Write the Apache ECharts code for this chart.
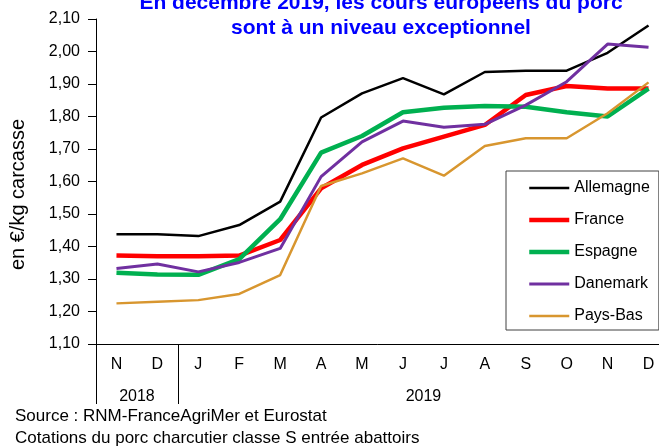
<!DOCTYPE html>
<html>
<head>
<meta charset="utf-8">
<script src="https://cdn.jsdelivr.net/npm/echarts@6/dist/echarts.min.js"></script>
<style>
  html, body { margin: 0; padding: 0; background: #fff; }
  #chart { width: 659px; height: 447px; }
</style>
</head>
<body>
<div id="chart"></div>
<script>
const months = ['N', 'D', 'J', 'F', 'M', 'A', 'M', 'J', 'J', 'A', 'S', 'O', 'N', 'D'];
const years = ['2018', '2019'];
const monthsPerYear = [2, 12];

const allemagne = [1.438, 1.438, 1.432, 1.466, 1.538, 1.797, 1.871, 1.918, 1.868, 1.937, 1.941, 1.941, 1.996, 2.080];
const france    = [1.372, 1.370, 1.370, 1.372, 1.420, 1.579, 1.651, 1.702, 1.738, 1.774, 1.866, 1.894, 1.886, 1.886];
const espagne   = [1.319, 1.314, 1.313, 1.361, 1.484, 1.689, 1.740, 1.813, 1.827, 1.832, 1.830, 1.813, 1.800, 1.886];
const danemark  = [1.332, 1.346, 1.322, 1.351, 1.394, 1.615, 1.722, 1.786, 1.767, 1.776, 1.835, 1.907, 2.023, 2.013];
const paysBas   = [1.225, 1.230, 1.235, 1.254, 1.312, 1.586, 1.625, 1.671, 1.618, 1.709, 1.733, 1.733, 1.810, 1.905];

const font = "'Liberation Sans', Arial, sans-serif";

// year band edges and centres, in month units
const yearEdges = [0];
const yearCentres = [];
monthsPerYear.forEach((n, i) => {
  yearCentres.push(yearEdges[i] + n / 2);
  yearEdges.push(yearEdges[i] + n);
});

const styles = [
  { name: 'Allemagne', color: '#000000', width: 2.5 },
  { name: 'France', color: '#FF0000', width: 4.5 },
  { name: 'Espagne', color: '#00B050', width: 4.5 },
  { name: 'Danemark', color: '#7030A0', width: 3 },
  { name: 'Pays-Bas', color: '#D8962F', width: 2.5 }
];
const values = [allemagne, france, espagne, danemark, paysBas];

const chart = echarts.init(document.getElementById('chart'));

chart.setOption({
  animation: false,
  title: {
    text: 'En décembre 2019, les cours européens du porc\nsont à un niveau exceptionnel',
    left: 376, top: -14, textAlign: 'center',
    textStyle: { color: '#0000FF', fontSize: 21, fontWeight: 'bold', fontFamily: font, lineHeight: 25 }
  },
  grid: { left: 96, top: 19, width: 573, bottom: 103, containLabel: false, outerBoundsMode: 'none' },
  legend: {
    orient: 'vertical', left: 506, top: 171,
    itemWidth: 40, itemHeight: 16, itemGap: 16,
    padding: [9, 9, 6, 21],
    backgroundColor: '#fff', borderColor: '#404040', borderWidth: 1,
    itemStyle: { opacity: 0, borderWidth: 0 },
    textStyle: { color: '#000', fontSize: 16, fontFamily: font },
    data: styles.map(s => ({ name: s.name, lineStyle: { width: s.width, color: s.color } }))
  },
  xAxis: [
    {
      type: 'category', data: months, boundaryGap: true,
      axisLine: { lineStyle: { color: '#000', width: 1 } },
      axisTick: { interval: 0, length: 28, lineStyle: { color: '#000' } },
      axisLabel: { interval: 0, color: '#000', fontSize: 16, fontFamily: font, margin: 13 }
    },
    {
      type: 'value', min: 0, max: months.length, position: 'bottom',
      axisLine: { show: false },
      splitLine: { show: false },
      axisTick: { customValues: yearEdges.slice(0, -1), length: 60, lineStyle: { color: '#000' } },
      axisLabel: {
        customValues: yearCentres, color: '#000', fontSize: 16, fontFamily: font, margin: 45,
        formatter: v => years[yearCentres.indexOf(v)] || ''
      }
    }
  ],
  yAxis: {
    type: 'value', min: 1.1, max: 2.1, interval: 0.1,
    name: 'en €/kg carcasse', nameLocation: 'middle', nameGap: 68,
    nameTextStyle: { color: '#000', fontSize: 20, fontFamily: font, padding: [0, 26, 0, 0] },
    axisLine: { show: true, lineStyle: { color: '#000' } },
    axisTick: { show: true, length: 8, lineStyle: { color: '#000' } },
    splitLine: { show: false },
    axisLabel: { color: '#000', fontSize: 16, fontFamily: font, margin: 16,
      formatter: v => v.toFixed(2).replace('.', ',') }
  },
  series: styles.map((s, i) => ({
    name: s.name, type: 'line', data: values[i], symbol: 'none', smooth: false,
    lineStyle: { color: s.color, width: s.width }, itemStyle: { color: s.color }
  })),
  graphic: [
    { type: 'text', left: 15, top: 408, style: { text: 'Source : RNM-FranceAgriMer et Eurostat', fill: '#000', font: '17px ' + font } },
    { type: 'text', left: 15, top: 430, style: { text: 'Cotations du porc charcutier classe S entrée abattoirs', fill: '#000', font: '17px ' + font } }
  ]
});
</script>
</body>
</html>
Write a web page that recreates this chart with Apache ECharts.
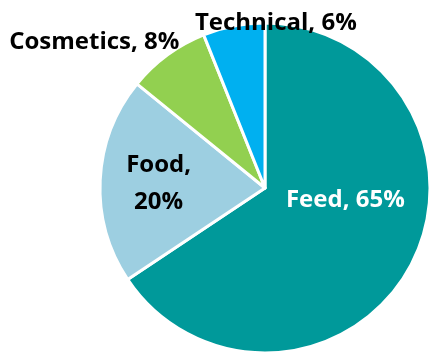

____

* Task details: Copy out each line in the listing that has the word "Apache".

* Exercise response:
Write the Apache ECharts code for this chart.
Write a web page that recreates this chart with Apache ECharts.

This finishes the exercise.